Four-Abode (Tom Swifties)
"I don't know how much longer I'll need only three of my houses," said Tom forebodingly.
Fourth (Jokes)
How many golfers does it take to change a light bulb? Fore!
"I will NOT finish in fifth place," Tom held forth.
Fourth Coming (Tom Swifties)
"The last of the Horsemen of the Apocalypse is on his way," said Tom, forthcoming.OK
Fourth Right (Tom Swifties)
"I got the first three wrong," said Tom forthrightly.
Framed (Jokes)
Why did the picture go to jail? Because it was framed.
France Is (Names)
"I'm going to Cannes in January." "The south of Frances very nice at that time of year."
France is Crowded (Book Titles: Good)
French Overpopulation: Francis Crowded
Frank (1) (Money)
"I must be franc with you. Your monetary policy plan will not work."
Frank (2) (Names)
If nothing else, Frank is always honest with you.
Frank (3) (Tom Swifties)
"I do NOT have a multiple personality disorder," said Tom, trying to be frank.
Frank Opinion (Book Titles)
I Say So!: Frank O. Pinion2
Frankenstein (Two-Liners)
We all know Albert Einstein was a genius, but his brother Frank made a monster.
Frankfurter (Book Titles)
Hot Dog!: Frank Furter
Frankly (Book Titles)
To Be Honest: Frank Leea
Free Bee (Two-Liners)
A man walks into a pet store and asks for a dozen bees. The clerk carefully counts 13 bees out onto the counter. 'That’s one too many!' says the customer.
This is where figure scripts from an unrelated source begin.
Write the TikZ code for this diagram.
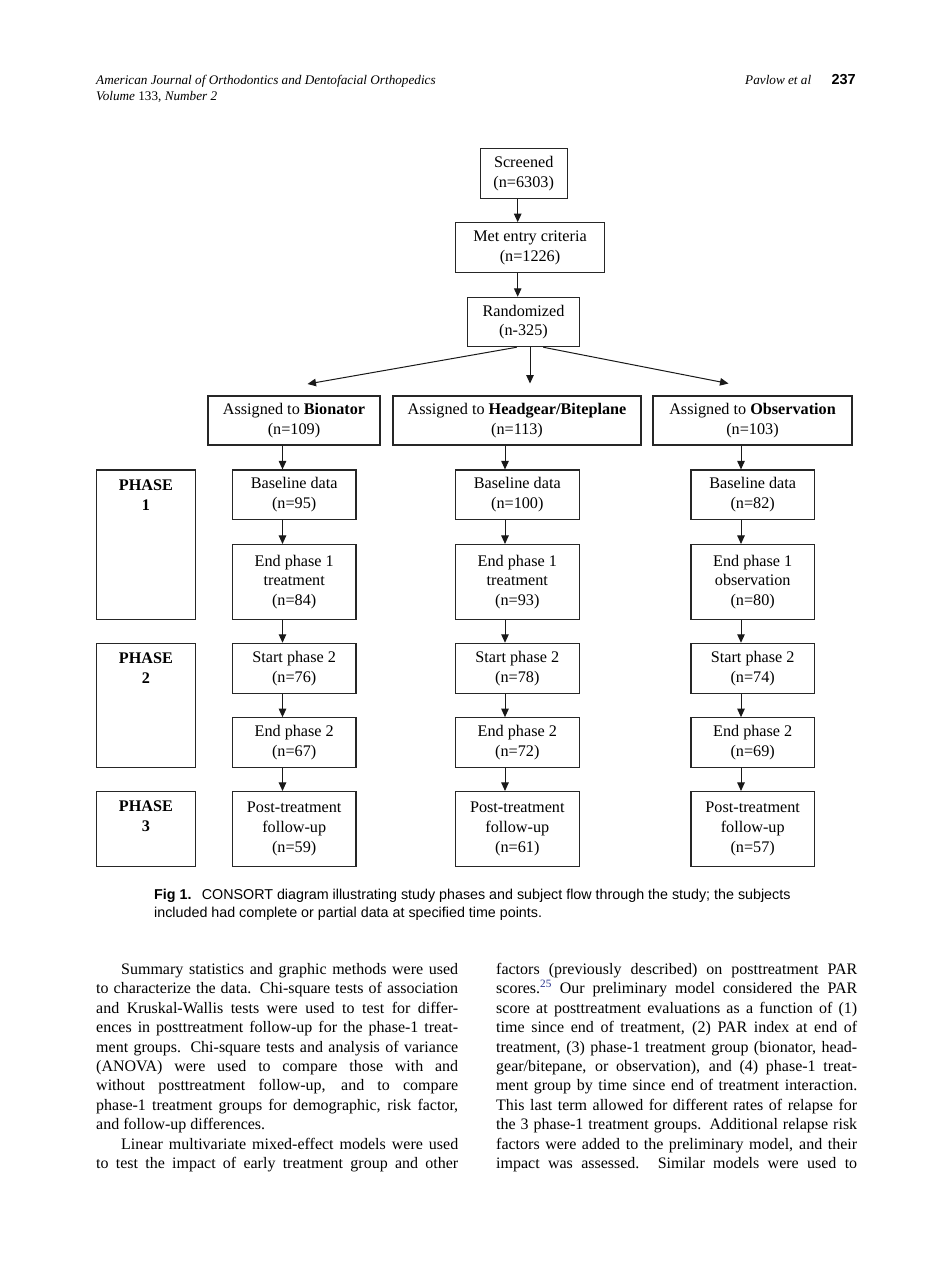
\documentclass[tikz,border=0pt]{standalone}
\usepackage{fontspec}
\setmainfont{Liberation Serif}
\newfontfamily\sansf{Liberation Sans}
\usetikzlibrary{arrows.meta}
\definecolor{refblue}{RGB}{40,50,140}
\newcommand\jl[1]{\hbox to\hsize{#1}}
\newcommand\jlast[1]{\hbox to\hsize{#1\hfil}}
\newcommand\bodyf{\fontsize{16}{19.4}\selectfont}
\begin{document}
\begin{tikzpicture}[x=1pt,y=-1pt,
  box/.style={draw=black!85, line width=1.1pt, inner sep=0pt, align=center,
    font=\fontsize{16.2}{19.8}\selectfont},
  small/.style={box, minimum width=123.5pt},
  phasebox/.style={draw=black!85, line width=1.1pt, inner sep=0pt, minimum width=99pt},
  phasetext/.style={inner sep=0pt, align=center, font=\fontsize{16.2}{19.8}\selectfont\bfseries},
  arr/.style={-{Triangle[length=8.5pt,width=7.5pt]}, line width=1pt, draw=black!90},
  txt/.style={inner sep=0pt}]
\useasboundingbox[fill=white] (0,0) rectangle (950,1272);

% header
\node[txt, anchor=base west, font=\fontsize{13.2}{16}\selectfont\itshape] (h1) at (96,84)
  {American Journal of Orthodontics and Dentofacial Orthopedics};
\node[txt, anchor=base west, font=\fontsize{13.2}{16}\selectfont] (h2) at (96,100.5)
  {\textit{Volume} 133, \textit{Number 2}};
\node[txt, anchor=base east, font=\fontsize{14.5}{16}\selectfont\sansf\bfseries] (pg) at (856,84) {237};
\node[txt, anchor=base east, font=\fontsize{13.2}{16}\selectfont\itshape] (au) at ([xshift=-20pt]pg.base west) {Pavlow et al};

% top chain
\node[box, minimum width=87.3pt, minimum height=50pt] (scr) at (523.7,173.3) {Screened\\(n=6303)};
\node[box, minimum width=148.6pt, minimum height=50pt] (met) at (530,247.7) {Met entry criteria\\(n=1226)};
\node[box, minimum width=111.6pt, minimum height=49.4pt] (rnd) at (523.5,322) {Randomized\\(n-325)};

\coordinate (tx) at (517.7,0);
\draw[arr] (scr.south -| tx) -- (met.north -| tx);
\draw[arr] (met.south -| tx) -- (rnd.north -| tx);

\coordinate (fl) at (307.5,384);
\coordinate (fm) at (530,383.5);
\coordinate (fr) at (728.5,383.5);
\draw[arr] ([xshift=-6.8pt]rnd.south) -- (fl);
\draw[arr] ([xshift=6.5pt]rnd.south) -- (fm);
\draw[arr] ([xshift=19.8pt]rnd.south) -- (fr);

% assigned
\node[box, minimum width=172pt, minimum height=49pt] (abio) at (294,420.5) {Assigned to \textbf{Bionator}\\(n=109)};
\node[box, minimum width=248pt, minimum height=49pt] (ahg) at (517,420.5) {Assigned to \textbf{Headgear/Biteplane}\\(n=113)};
\node[box, minimum width=199pt, minimum height=49pt] (aobs) at (752.5,420.5) {Assigned to \textbf{Observation}\\(n=103)};

% columns
\foreach \c/\cx/\b/\e/\bb/\s/\ee/\p in {
  A/294.2/95/treatment/84/76/67/59,
  B/517.3/100/treatment/93/78/72/61,
  C/752.7/82/observation/80/74/69/57}{
  \node[small, minimum height=49.3pt] (bl\c) at (\cx,494.6) {Baseline data\\(n=\b)};
  \node[small, minimum height=75pt] (ea\c) at (\cx,582) {End phase 1\\\e\\(n=\bb)};
  \node[small, minimum height=50pt] (sb\c) at (\cx,668.3) {Start phase 2\\(n=\s)};
  \node[small, minimum height=49.6pt] (eb\c) at (\cx,742.5) {End phase 2\\(n=\ee)};
  \node[small, minimum height=75pt] (pt\c) at (\cx,829) {Post-treatment\\follow-up\\(n=\p)};
}
\coordinate (xA) at (282.5,0);
\coordinate (xB) at (505,0);
\coordinate (xC) at (741,0);
\foreach \c/\a in {A/abio,B/ahg,C/aobs}{
  \draw[arr] (\a.south -| x\c) -- (bl\c.north -| x\c);
  \draw[arr] (bl\c.south -| x\c) -- (ea\c.north -| x\c);
  \draw[arr] (ea\c.south -| x\c) -- (sb\c.north -| x\c);
  \draw[arr] (sb\c.south -| x\c) -- (eb\c.north -| x\c);
  \draw[arr] (eb\c.south -| x\c) -- (pt\c.north -| x\c);
}

% phases
\node[phasebox, minimum height=149.3pt] (p1) at (146,544.65) {};
\node[phasebox, minimum height=124pt] (p2) at (146,705.3) {};
\node[phasebox, minimum height=75pt] (p3) at (146,829) {};
\node[phasetext] (t1) at ([yshift=-25.5pt]p1.north) {PHASE\\1};
\node[phasetext] (t2) at ([yshift=-25.5pt]p2.north) {PHASE\\2};
\node[phasetext] (t3) at ([yshift=-25.5pt]p3.north) {PHASE\\3};

% caption
\node[txt, anchor=base west, font=\fontsize{14.3}{18}\selectfont\sansf] (cap1) at (154,899)
  {\textbf{Fig 1.}\hspace{5pt} CONSORT diagram illustrating study phases and subject flow through the study; the subjects};
\node[txt, anchor=base west, font=\fontsize{14.3}{18}\selectfont\sansf] (cap2) at (154,917)
  {included had complete or partial data at specified time points.};

% body left
\node[txt, anchor=base west] (bodyL) at (96,974.5) {\bodyf\vtop{\hsize=362pt
\jl{\hskip25pt Summary statistics and graphic methods were used}
\jl{to characterize the data. Chi-square tests of association}
\jl{and Kruskal-Wallis tests were used to test for differ-}
\jl{ences in posttreatment follow-up for the phase-1 treat-}
\jl{ment groups. Chi-square tests and analysis of variance}
\jl{(ANOVA) were used to compare those with and}
\jl{without posttreatment follow-up, and to compare}
\jl{phase-1 treatment groups for demographic, risk factor,}
\jlast{and follow-up differences.}
\jl{\hskip25pt Linear multivariate mixed-effect models were used}
\jl{to test the impact of early treatment group and other}}};

% body right
\node[txt, anchor=base west] (bodyR) at (496,974.5) {\bodyf\vtop{\hsize=361pt
\jl{factors (previously described) on posttreatment PAR}
\jl{scores.\textsuperscript{\color{refblue}25} Our preliminary model considered the PAR}
\jl{score at posttreatment evaluations as a function of (1)}
\jl{time since end of treatment, (2) PAR index at end of}
\jl{treatment, (3) phase-1 treatment group (bionator, head-}
\jl{gear/bitepane, or observation), and (4) phase-1 treat-}
\jl{ment group by time since end of treatment interaction.}
\jl{This last term allowed for different rates of relapse for}
\jl{the 3 phase-1 treatment groups. Additional relapse risk}
\jl{factors were added to the preliminary model, and their}
\jl{impact was assessed. Similar models were used to}}};
\end{tikzpicture}
\end{document}
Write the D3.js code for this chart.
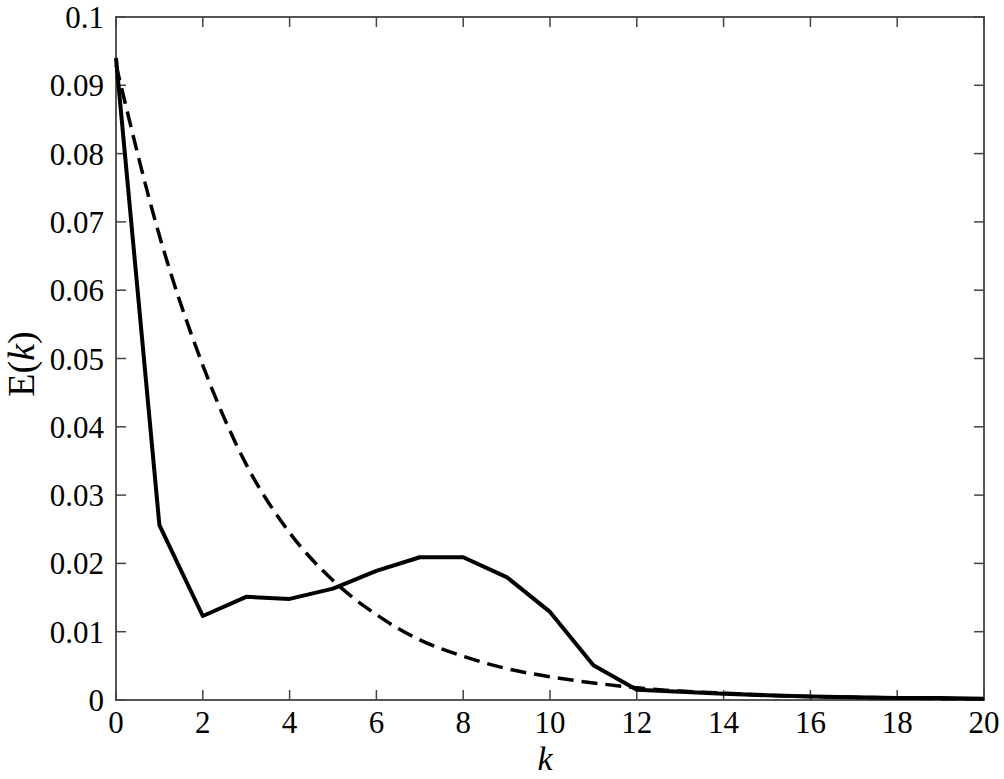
<!DOCTYPE html>
<html>
<head>
<meta charset="utf-8">
<script src="https://cdn.jsdelivr.net/npm/d3@7"></script>
<style>
  body { margin: 0; background: #fff; }
  svg text { font-family: "Liberation Serif", "DejaVu Serif", "Times New Roman", serif; fill: #000; }
</style>
</head>
<body>
<script>
const W = 1004
const H = 779

// data
const k = d3.range(0, 21)
const solid = [0.094, 0.0256, 0.0123, 0.0151, 0.0148, 0.0163, 0.0189, 0.0209, 0.0209, 0.018,
  0.0129, 0.0051, 0.0015, 0.0012, 0.0009, 0.0007, 0.0005, 0.0004, 0.0003, 0.0003, 0.0002]
const dashed = [0.093, 0.068, 0.049, 0.0345, 0.0245, 0.0175, 0.0125, 0.0088, 0.0064, 0.0046,
  0.0034, 0.0025, 0.0018, 0.0013, 0.001, 0.0007, 0.0005, 0.0004, 0.0003, 0.0002, 0.0002]
const xTicks = [0, 2, 4, 6, 8, 10, 12, 14, 16, 18, 20]
const yTicks = [0, 0.01, 0.02, 0.03, 0.04, 0.05, 0.06, 0.07, 0.08, 0.09, 0.1]
const yLabels = ["0", "0.01", "0.02", "0.03", "0.04", "0.05", "0.06", "0.07", "0.08", "0.09", "0.1"]

const m = { left: 116, right: 984, top: 17, bottom: 700 }

const svg = d3.select("body").append("svg")
  .attr("width", W)
  .attr("height", H)

const x = d3.scaleLinear().domain([0, 20]).range([m.left, m.right])
const y = d3.scaleLinear().domain([0, 0.1]).range([m.bottom, m.top])

const axisColor = "#444"
const tickLen = 10

// frame
svg.append("rect")
  .attr("x", m.left).attr("y", m.top)
  .attr("width", m.right - m.left).attr("height", m.bottom - m.top)
  .attr("fill", "none").attr("stroke", axisColor).attr("stroke-width", 1.8)

// bottom + top ticks (inward)
const gx = svg.append("g")
xTicks.forEach(t => {
  gx.append("line").attr("x1", x(t)).attr("x2", x(t))
    .attr("y1", m.bottom).attr("y2", m.bottom - tickLen)
    .attr("stroke", axisColor).attr("stroke-width", 1.5)
  gx.append("line").attr("x1", x(t)).attr("x2", x(t))
    .attr("y1", m.top).attr("y2", m.top + tickLen)
    .attr("stroke", axisColor).attr("stroke-width", 1.5)
  gx.append("text").text(t)
    .attr("x", x(t)).attr("y", m.bottom + 33)
    .attr("text-anchor", "middle")
    .attr("font-size", 31)
})

// left + right ticks
const gy = svg.append("g")
yTicks.forEach((t, i) => {
  gy.append("line").attr("x1", m.left).attr("x2", m.left + tickLen)
    .attr("y1", y(t)).attr("y2", y(t))
    .attr("stroke", axisColor).attr("stroke-width", 1.5)
  gy.append("line").attr("x1", m.right).attr("x2", m.right - tickLen)
    .attr("y1", y(t)).attr("y2", y(t))
    .attr("stroke", axisColor).attr("stroke-width", 1.5)
  gy.append("text").text(yLabels[i])
    .attr("x", m.left - 12).attr("y", y(t) + 11)
    .attr("text-anchor", "end")
    .attr("font-size", 31)
})

// axis titles
svg.append("text")
  .attr("x", x(10) - 5).attr("y", 770)
  .attr("text-anchor", "middle")
  .attr("font-size", 34)
  .attr("font-style", "italic")
  .text("k")

const yt = svg.append("text")
  .attr("transform", "translate(34,364) rotate(-90)")
  .attr("text-anchor", "middle")
  .attr("font-size", 38)
yt.append("tspan").text("E(")
yt.append("tspan").attr("font-style", "italic").text("k")
yt.append("tspan").text(")")

// curves
const lineSolid = d3.line()
  .x((d, i) => x(k[i]))
  .y(d => y(d))

const lineDashed = d3.line()
  .x((d, i) => x(k[i]))
  .y(d => y(d))
  .curve(d3.curveMonotoneX)

svg.append("path")
  .datum(dashed)
  .attr("d", lineDashed)
  .attr("fill", "none")
  .attr("stroke", "#000")
  .attr("stroke-width", 3.5)
  .attr("stroke-dasharray", "16,8")

svg.append("path")
  .datum(solid)
  .attr("d", lineSolid)
  .attr("fill", "none")
  .attr("stroke", "#000")
  .attr("stroke-width", 4)
  .attr("stroke-linejoin", "round")
</script>
</body>
</html>
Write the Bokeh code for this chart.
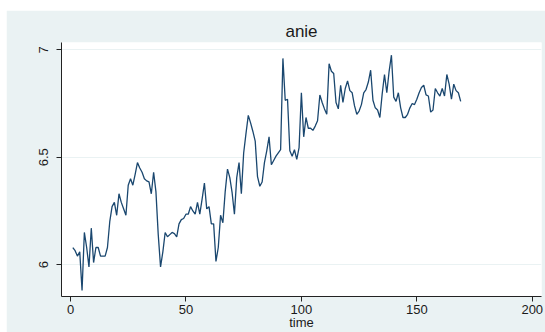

The clerk replies 'It’s a freebie.
Free of Charge (One-Liners)
The dead batteries were given out free of charge.
Freed A (Names)
I organized the breakout that Frieda few friends of mine.
Freed a Convict (Book Titles: Good)
The Great Escape: Freida Convict
Freon (Chemistry)
The Chemistry Nightclub has a cover charge when there are entertainers, but it's freon nights when there aren't.
Fresh Ground (Two-Liners)
"Waiter, this coffee tastes like mud!" "Yes, it's fresh ground."
Fretful (Tom Swifties)
"I can't play the guitar because my fingers are too big," said Tom fretfully.
Front (1) (Meteorology)
Given a choice, a weatherman always enters by the front door.
Front (2) (Toronto)
Why travel the back streets, when we have Front Street?
Frontier (Jokes)
How many ears do Star Trek fans have? Three: the left ear, the right ear, and the final front ear.
Frostbite (Hot Cross Puns)
What do you get when you cross a snowman with a vampire? Frostbite.
Why did the snowman call his dog Frost? Because Frost bites.
Frugal (Tom Swifties)
"Dance in lane," said the sign frugally.
Fruit (Music)
Underwear for musicians: Flute of the Loom.
Do apple pickers get to enjoy the fruits of their labours?
Fruitful (Tom Swifties)
"I just ate three apples!" said Tom fruitfully.
Fruitless (Tom Swifties)
"Please pass me the oranges," was Tom's fruitless request.
Frustration (Redefinitions)
Frustriation: Anger that the paper will not tear on the dotted line.
Full of Himself (Cannibals)
An egotistical cannibal is full of himself.
Function (Mathematics)
Why did the mathematician only work from home? She could only function in her domain.
Fur (Plants: Trees)
Some evergreens are always warm because they have fir coats.